Seventy miles west of Key West, accessible only by daily ferry or seaplane, Dry Tortugas National Park encompasses seven small coral islands and the extraordinary 19th-century Fort Jefferson — a masonry military fortress the size of several city blocks, never completed, never fired in anger, used briefly as a federal prison (it held one of the Lincoln assassination conspirators). The surrounding waters hold the highest coral coverage in the Florida Keys region; snorkeling directly off the ferry dock is exceptional. The park’s primitive campground allows overnight guests who stay after the last ferry leaves — the experience of having the fort to yourself at dusk, with frigatebirds overhead and the mainland an invisible distance away, is one of Florida’s most singular adventures.

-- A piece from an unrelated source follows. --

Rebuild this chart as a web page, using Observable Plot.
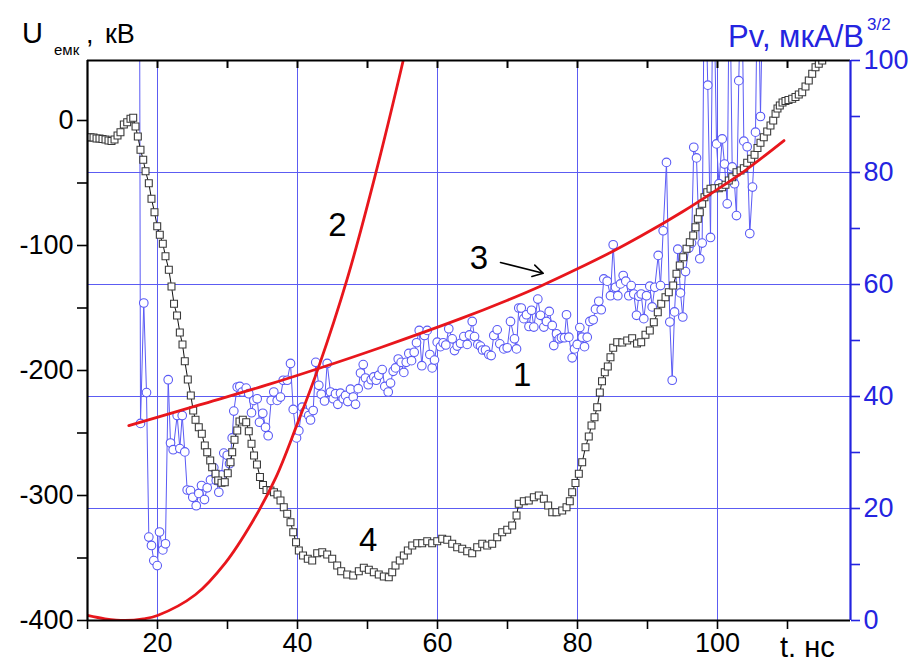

The Keys hold a hallowed place in American fishing culture. The flats around Islamorada are the historical center of backcountry fly fishing for bonefish, permit, and tarpon — the so-called Holy Trinity of saltwater fly fishing. Zane Grey, Ted Williams, and generations of serious anglers have come for the spring tarpon run (April–June) when fish to 200 pounds roll through the channels. The guides who work these flats represent some of the most skilled watermen in America.

Best Time to Visit

November–April

The dry season (November through April) is the Keys' prime travel window, low humidity, temperatures in the 70s–80s°F, minimal rain, and the clearest water visibility for diving and snorkeling. December through February is peak tourist season with the highest rates and maximum northerner escape population. Summer (May–October) is hot, humid, and subject to hurricane risk; afternoon thunderstorms are daily events; rates are significantly lower. Hurricane season runs June through November with peak risk in August–October.

Travel Essentials

Currency USD (US Dollar)
Language English; Spanish widely spoken; Creole in some communities
Timezone UTC-5 / UTC-4 (EDT, Mar–Nov)
Plug Type Type A/B (120V)

Visa

Florida is a US state, no visa considerations beyond standard US entry requirements for international visitors.